Closing a door requires the force of a battering ram and a saint’s optimism. Aluminium panels resist corrosion, but the steel frame beneath them does not. No Defender is truly a Defender without at least one electrical problem occurring weekly.
Off-road legend… with an asterisk
Its off-road prowess is real: articulation is impressive, and low-range gearing ensures slow, technical terrain is manageable. Many Defenders completed expeditions because their owners carried belts, hoses, large quantities of fluids, an extensive toolkit, and, above all, deep faith in their own mechanical abilities.
Safety? What safety?
Land Rover loyalists, those defenders of the Defender (pun intended), like to dismiss safety concerns with poetic lines such as ‘It’s built like a tank’. It isn’t. It is a metal shed on a ladder frame.

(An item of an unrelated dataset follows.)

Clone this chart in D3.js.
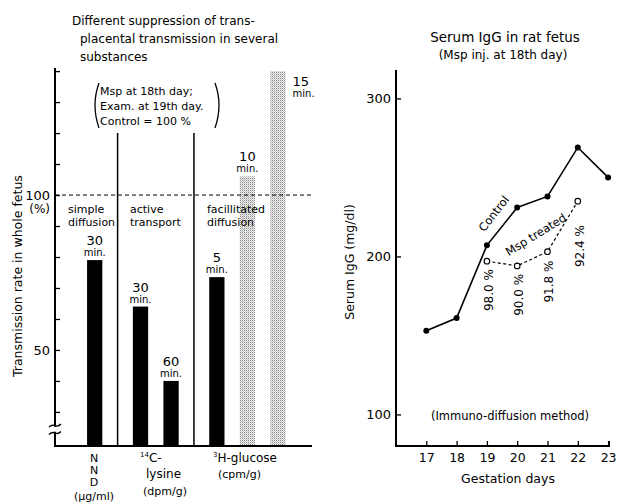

It has virtually no modern safety features; no airbags, no credible crumple zones and no traction or stability control. Calling the Defender unsafe is not vitriol but an objective assessment.
Summary
Stripping away nostalgia and romance, the 1990-2016 Defender is revealed as outdated before it was even introduced, unreliable to the point of comedy, ergonomically hostile, poorly assembled, and dangerous by modern standards – kept alive by image more than function.
The Defender deserves to be remembered rather than blindly worshipped. It is an icon for cultural reasons largely unrelated to engineering excellence. If you still think it is the greatest off-road vehicle ever made, drive a Toyota Land Cruiser and reconsider your life choices.
Humans love stories, and the Defender is a narrative on wheels. Breaking down in one becomes a badge of honour, and repairing it in the rain or snow by the roadside a rite of passage. Suffering creates loyalty, and Defender owners suffered enough to become truly fanatical.